Exercise instructions - Note each line where "chart" appears, and copy it.

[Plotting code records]
== == ==
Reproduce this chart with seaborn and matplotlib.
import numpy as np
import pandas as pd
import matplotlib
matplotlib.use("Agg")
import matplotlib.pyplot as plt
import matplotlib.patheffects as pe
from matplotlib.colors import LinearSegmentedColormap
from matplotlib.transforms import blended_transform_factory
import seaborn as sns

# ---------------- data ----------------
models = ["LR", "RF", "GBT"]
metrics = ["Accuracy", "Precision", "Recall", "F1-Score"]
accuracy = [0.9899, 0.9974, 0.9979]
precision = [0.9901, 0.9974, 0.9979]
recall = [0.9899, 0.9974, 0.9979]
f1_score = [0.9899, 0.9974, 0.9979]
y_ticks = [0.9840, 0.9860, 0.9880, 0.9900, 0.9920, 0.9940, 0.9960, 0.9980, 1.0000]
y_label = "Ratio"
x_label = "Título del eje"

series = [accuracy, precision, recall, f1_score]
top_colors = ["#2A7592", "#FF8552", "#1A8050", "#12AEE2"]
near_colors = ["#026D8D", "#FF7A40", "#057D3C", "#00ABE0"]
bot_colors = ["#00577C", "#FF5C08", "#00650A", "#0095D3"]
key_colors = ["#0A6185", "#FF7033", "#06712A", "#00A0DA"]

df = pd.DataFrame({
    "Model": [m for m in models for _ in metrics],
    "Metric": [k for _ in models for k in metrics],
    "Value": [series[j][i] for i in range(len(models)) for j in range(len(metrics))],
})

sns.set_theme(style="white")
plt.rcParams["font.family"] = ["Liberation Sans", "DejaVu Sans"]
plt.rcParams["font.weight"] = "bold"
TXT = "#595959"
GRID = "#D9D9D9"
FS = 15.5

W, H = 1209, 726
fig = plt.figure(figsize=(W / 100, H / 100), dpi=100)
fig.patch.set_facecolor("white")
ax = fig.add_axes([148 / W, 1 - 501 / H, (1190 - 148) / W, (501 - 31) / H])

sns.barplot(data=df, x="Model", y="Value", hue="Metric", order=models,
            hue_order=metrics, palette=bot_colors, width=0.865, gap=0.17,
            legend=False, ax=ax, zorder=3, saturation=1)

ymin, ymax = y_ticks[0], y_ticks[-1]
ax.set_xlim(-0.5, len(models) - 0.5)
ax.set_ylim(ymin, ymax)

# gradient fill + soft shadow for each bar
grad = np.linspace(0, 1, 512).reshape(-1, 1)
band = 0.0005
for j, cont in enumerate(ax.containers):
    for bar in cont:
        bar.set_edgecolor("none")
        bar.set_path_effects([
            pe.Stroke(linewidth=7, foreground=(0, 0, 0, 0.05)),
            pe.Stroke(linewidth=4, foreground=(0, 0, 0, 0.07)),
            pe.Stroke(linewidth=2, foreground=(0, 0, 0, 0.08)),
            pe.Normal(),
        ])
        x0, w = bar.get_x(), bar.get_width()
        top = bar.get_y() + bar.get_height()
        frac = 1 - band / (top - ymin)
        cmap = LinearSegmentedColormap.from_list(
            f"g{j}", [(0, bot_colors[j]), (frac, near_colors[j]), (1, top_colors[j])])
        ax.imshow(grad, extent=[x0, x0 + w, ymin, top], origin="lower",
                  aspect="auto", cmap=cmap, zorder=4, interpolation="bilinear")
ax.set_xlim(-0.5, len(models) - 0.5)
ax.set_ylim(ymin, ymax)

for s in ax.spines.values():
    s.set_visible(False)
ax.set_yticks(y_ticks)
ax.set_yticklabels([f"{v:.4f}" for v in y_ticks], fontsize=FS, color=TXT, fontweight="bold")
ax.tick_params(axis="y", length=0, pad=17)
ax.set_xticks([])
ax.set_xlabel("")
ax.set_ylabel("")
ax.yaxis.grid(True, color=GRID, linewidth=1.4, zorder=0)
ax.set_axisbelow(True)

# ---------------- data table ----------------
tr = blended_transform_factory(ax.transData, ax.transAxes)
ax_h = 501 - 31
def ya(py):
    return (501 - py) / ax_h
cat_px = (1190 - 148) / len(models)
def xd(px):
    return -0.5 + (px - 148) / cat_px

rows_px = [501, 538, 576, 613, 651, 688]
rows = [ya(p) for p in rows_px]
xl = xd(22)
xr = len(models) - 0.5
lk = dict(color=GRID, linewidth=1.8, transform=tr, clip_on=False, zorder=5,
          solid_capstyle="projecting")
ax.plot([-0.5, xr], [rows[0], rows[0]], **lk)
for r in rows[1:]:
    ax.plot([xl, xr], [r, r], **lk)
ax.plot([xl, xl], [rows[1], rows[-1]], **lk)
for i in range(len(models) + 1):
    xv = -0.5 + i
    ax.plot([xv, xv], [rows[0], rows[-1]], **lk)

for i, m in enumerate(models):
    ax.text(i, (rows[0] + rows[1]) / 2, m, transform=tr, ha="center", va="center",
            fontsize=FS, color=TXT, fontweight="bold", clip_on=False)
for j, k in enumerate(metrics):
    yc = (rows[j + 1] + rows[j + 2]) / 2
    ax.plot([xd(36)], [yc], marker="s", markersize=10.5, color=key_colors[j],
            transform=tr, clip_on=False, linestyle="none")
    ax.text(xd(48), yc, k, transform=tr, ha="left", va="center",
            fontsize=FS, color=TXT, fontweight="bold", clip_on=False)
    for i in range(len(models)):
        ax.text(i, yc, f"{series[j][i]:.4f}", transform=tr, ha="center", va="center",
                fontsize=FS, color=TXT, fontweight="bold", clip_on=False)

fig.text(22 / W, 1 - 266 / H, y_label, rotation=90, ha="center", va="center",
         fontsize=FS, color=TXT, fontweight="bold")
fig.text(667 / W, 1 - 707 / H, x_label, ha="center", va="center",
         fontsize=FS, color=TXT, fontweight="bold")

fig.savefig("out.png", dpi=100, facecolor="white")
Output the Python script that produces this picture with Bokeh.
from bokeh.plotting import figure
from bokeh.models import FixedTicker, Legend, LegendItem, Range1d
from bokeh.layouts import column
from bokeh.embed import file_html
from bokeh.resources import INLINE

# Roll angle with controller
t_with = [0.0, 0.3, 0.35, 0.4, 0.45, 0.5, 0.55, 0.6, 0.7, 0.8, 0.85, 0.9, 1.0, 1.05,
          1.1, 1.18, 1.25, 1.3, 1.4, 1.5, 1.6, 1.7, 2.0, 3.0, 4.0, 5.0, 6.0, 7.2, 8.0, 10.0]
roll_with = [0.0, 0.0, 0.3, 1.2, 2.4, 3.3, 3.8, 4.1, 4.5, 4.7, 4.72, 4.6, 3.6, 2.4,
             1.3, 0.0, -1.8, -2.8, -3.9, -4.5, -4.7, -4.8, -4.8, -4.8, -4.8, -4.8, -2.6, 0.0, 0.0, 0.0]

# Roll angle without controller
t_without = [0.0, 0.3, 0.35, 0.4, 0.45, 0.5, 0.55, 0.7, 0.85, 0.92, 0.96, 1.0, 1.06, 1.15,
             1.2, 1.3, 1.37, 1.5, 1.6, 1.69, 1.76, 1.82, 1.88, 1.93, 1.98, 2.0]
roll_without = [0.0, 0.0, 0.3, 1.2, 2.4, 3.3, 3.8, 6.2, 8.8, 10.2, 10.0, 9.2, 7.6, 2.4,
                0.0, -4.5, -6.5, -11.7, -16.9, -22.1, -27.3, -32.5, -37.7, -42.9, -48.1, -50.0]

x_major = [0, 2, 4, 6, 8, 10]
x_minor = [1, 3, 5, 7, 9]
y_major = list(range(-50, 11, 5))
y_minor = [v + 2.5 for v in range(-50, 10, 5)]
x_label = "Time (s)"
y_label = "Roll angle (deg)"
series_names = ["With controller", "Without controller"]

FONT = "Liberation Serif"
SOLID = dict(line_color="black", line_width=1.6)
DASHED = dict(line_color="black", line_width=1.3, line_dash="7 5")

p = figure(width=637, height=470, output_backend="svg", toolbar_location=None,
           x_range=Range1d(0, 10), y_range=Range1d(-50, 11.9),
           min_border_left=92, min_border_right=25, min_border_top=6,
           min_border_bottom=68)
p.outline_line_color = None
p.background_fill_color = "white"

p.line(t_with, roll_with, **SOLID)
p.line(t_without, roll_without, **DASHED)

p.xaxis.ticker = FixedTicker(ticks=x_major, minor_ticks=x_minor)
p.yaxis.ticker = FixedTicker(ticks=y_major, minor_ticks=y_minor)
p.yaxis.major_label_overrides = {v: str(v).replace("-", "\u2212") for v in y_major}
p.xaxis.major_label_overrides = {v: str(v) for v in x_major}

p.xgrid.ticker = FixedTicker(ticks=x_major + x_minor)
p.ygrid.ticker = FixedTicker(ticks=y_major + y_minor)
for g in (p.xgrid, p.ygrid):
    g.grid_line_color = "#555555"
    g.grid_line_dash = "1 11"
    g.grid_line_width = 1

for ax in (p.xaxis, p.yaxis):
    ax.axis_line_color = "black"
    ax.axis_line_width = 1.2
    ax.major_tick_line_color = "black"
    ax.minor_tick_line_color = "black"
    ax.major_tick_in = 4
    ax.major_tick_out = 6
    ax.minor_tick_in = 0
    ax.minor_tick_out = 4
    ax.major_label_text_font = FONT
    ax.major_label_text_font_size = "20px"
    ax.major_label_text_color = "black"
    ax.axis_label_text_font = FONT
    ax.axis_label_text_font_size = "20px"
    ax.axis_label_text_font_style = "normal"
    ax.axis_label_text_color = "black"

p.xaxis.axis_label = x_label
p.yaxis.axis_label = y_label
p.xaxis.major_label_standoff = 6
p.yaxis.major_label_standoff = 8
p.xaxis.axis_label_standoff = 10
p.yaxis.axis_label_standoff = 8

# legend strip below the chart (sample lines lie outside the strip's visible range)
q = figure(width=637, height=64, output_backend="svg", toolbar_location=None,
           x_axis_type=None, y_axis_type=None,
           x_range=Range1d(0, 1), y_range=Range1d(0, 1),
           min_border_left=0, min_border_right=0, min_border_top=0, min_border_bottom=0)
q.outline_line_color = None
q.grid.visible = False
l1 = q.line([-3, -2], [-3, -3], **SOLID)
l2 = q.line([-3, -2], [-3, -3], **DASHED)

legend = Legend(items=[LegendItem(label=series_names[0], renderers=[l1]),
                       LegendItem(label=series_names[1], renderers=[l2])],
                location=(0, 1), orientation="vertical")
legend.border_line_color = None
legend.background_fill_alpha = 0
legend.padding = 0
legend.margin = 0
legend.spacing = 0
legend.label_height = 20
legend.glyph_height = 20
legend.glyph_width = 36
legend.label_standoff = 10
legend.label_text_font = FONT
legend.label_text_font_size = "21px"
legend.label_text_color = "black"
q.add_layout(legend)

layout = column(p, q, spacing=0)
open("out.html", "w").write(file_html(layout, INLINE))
== == ==
Result for this exercise -
Reproduce this chart with seaborn and matplotlib.
# legend strip below the chart (sample lines lie outside the strip's visible range)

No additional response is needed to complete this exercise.